### [Task details]
Retype exactly what runs from the first line of the data to the line with "var boxW = 32, capW = 16;", keeping both of those lines and skipping pictures.

### [Extracted entries]
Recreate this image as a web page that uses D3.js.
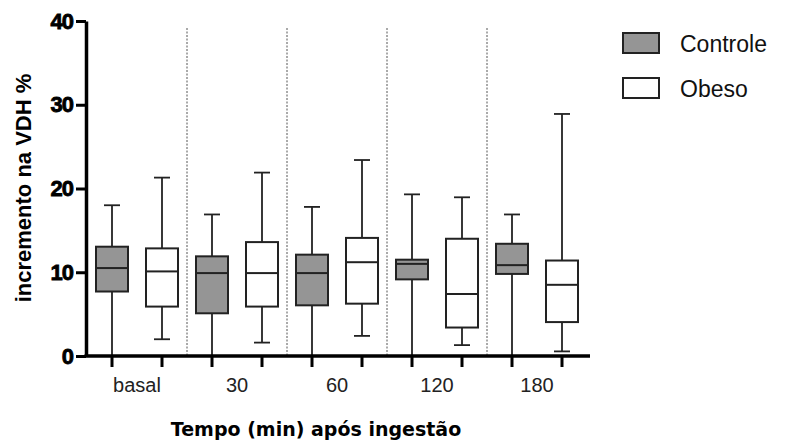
<!DOCTYPE html>
<html>
<head>
<meta charset="utf-8">
<script src="https://cdn.jsdelivr.net/npm/d3@7"></script>
<style>
  body { margin: 0; background: #fff; }
  svg { display: block; }
</style>
</head>
<body>
<div id="container"></div>
<script>
// values: [min, q1, median, q3, max]
var categories = ["basal", "30", "60", "120", "180"];
var groups = ["Controle", "Obeso"];
var controle = [
    [0, 7.7, 10.5, 13.05, 18.0],
    [0, 5.1, 9.9, 11.9, 16.9],
    [0, 6.05, 9.9, 12.1, 17.8],
    [0, 9.15, 11.0, 11.5, 19.3],
    [0, 9.8, 10.85, 13.4, 16.9]
];
var obeso = [
    [2.0, 5.9, 10.1, 12.85, 21.3],
    [1.6, 5.9, 9.9, 13.6, 21.9],
    [2.4, 6.25, 11.2, 14.1, 23.4],
    [1.3, 3.4, 7.4, 14.0, 18.95],
    [0.55, 4.05, 8.5, 11.4, 28.9]
];
var yTicks = [0, 10, 20, 30, 40];
var fills = {"Controle": "#959595", "Obeso": "#ffffff"};

var width = 785, height = 443;
var svg = d3.select("#container")
    .append("svg")
    .attr("width", width)
    .attr("height", height);

var y = d3.scaleLinear().domain([0, 40]).range([356, 21]);
var x = d3.scaleBand().domain(categories).range([87, 587]);
var xs = d3.scalePoint().domain(groups).range([0, x.bandwidth()]).padding(0.5);

var boxW = 32, capW = 16;

// dotted separators between time points
svg.selectAll(".sep")
    .data(categories.slice(1))
    .enter()
    .append("line")
        .attr("x1", function(d){ return x(d) })
        .attr("x2", function(d){ return x(d) })
        .attr("y1", 28)
        .attr("y2", y(0))
        .style("stroke", "#555")
        .style("stroke-width", 1)
        .style("stroke-dasharray", "2,1.5");

// flatten to one row per box
var rows = [];
categories.forEach(function(c, i){
    rows.push({cat: c, grp: "Controle", v: controle[i]});
    rows.push({cat: c, grp: "Obeso", v: obeso[i]});
});
function cx(d){ return x(d.cat) + xs(d.grp) }

var box = svg.selectAll(".box")
    .data(rows)
    .enter()
    .append("g");

// whiskers
box.append("line")
    .attr("x1", cx).attr("x2", cx)
    .attr("y1", function(d){ return y(d.v[0]) })
    .attr("y2", function(d){ return y(d.v[4]) })
    .style("stroke", "#222").style("stroke-width", 1.8);
box.append("line")
    .attr("x1", function(d){ return cx(d) - capW/2 })
    .attr("x2", function(d){ return cx(d) + capW/2 })
    .attr("y1", function(d){ return y(d.v[4]) })
    .attr("y2", function(d){ return y(d.v[4]) })
    .style("stroke", "#222").style("stroke-width", 1.8);
box.filter(function(d){ return d.v[0] > 0 })
    .append("line")
    .attr("x1", function(d){ return cx(d) - capW/2 })
    .attr("x2", function(d){ return cx(d) + capW/2 })
    .attr("y1", function(d){ return y(d.v[0]) })
    .attr("y2", function(d){ return y(d.v[0]) })
    .style("stroke", "#222").style("stroke-width", 1.8);
// box
box.append("rect")
    .attr("x", function(d){ return cx(d) - boxW/2 })
    .attr("y", function(d){ return y(d.v[3]) })
    .attr("width", boxW)
    .attr("height", function(d){ return y(d.v[1]) - y(d.v[3]) })
    .style("fill", function(d){ return fills[d.grp] })
    .style("stroke", "#222")
    .style("stroke-width", 2);
// median
box.append("line")
    .attr("x1", function(d){ return cx(d) - boxW/2 })
    .attr("x2", function(d){ return cx(d) + boxW/2 })
    .attr("y1", function(d){ return y(d.v[2]) })
    .attr("y2", function(d){ return y(d.v[2]) })
    .style("stroke", "#222").style("stroke-width", 2);

// y axis
var yAxis = svg.append("g")
    .attr("transform", "translate(86,0)")
    .call(d3.axisLeft(y).tickValues(yTicks).tickSize(10).tickPadding(3).tickSizeOuter(0));
yAxis.select(".domain").style("stroke", "#000").style("stroke-width", 3.5);
yAxis.selectAll(".tick line").style("stroke", "#000").style("stroke-width", 3);
yAxis.selectAll(".tick text")
    .attr("font-family", "Liberation Sans, Arial, sans-serif")
    .attr("font-weight", "bold")
    .attr("font-size", "22px")
    .attr("letter-spacing", "-1px")
    .attr("fill", "#000")
    .style("stroke", "#000")
    .style("stroke-width", 0.8);

// x axis
svg.append("line")
    .attr("x1", 84.5).attr("x2", 590)
    .attr("y1", y(0)).attr("y2", y(0))
    .style("stroke", "#000").style("stroke-width", 3.5);
svg.selectAll(".xtick")
    .data(rows)
    .enter()
    .append("line")
        .attr("x1", cx).attr("x2", cx)
        .attr("y1", y(0)).attr("y2", y(0) + 11)
        .style("stroke", "#000").style("stroke-width", 3);
svg.selectAll(".xlab")
    .data(categories)
    .enter()
    .append("text")
        .attr("x", function(d){ return x(d) + x.bandwidth()/2 })
        .attr("y", 392)
        .attr("text-anchor", "middle")
        .attr("font-family", "Liberation Sans, Arial, sans-serif")
        .attr("font-size", "20px")
        .attr("fill", "#222")
        .text(function(d){ return d });

// axis titles
svg.append("text")
    .attr("x", 316)
    .attr("y", 436)
    .attr("text-anchor", "middle")
    .attr("font-family", "DejaVu Sans, Verdana, sans-serif")
    .attr("font-weight", "bold")
    .attr("font-size", "19px")
    .attr("fill", "#000")
    .text("Tempo (min) após ingestão");
svg.append("text")
    .attr("transform", "translate(31,188) rotate(-90)")
    .attr("text-anchor", "middle")
    .attr("font-family", "Liberation Sans, Arial, sans-serif")
    .attr("font-weight", "bold")
    .attr("font-size", "22px")
    .attr("fill", "#000")
    .text("incremento na VDH %");

// legend
var legend = svg.selectAll(".legend")
    .data(groups)
    .enter()
    .append("g")
        .attr("transform", function(d, i){ return "translate(623," + (33 + i*45) + ")" });
legend.append("rect")
    .attr("width", 36).attr("height", 20)
    .style("fill", function(d){ return fills[d] })
    .style("stroke", "#222").style("stroke-width", 2);
legend.append("text")
    .attr("x", 57).attr("y", 19)
    .attr("font-family", "Liberation Sans, Arial, sans-serif")
    .attr("font-size", "23px")
    .attr("fill", "#111")
    .text(function(d){ return d });
</script>
</body>
</html>
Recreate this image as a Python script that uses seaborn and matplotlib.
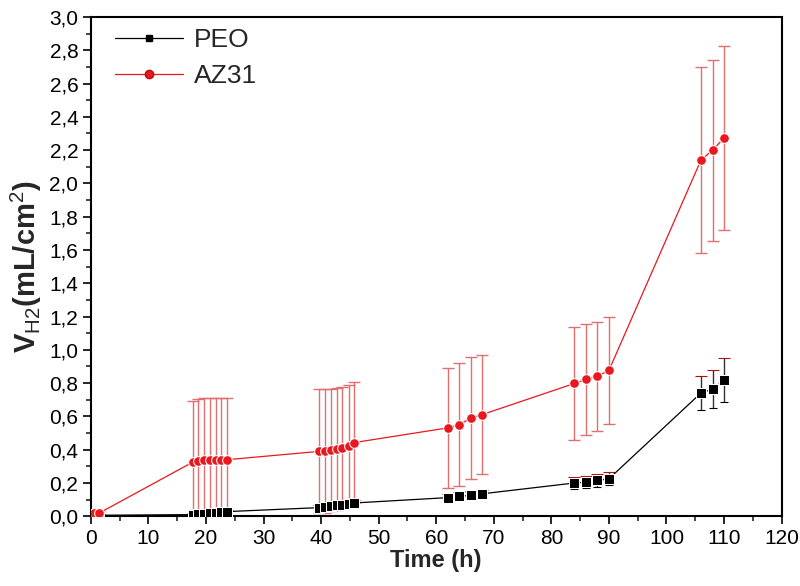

### [Response to this task]
Recreate this image as a web page that uses D3.js.
<!DOCTYPE html>
<html>
<head>
<meta charset="utf-8">
<script src="https://cdn.jsdelivr.net/npm/d3@7"></script>
<style>
  body { margin: 0; background: #fff; }
  svg { display: block; }
</style>
</head>
<body>
<div id="container"></div>
<script>
// values: [min, q1, median, q3, max]
var categories = ["basal", "30", "60", "120", "180"];
var groups = ["Controle", "Obeso"];
var controle = [
    [0, 7.7, 10.5, 13.05, 18.0],
    [0, 5.1, 9.9, 11.9, 16.9],
    [0, 6.05, 9.9, 12.1, 17.8],
    [0, 9.15, 11.0, 11.5, 19.3],
    [0, 9.8, 10.85, 13.4, 16.9]
];
var obeso = [
    [2.0, 5.9, 10.1, 12.85, 21.3],
    [1.6, 5.9, 9.9, 13.6, 21.9],
    [2.4, 6.25, 11.2, 14.1, 23.4],
    [1.3, 3.4, 7.4, 14.0, 18.95],
    [0.55, 4.05, 8.5, 11.4, 28.9]
];
var yTicks = [0, 10, 20, 30, 40];
var fills = {"Controle": "#959595", "Obeso": "#ffffff"};

var width = 785, height = 443;
var svg = d3.select("#container")
    .append("svg")
    .attr("width", width)
    .attr("height", height);

var y = d3.scaleLinear().domain([0, 40]).range([356, 21]);
var x = d3.scaleBand().domain(categories).range([87, 587]);
var xs = d3.scalePoint().domain(groups).range([0, x.bandwidth()]).padding(0.5);

var boxW = 32, capW = 16;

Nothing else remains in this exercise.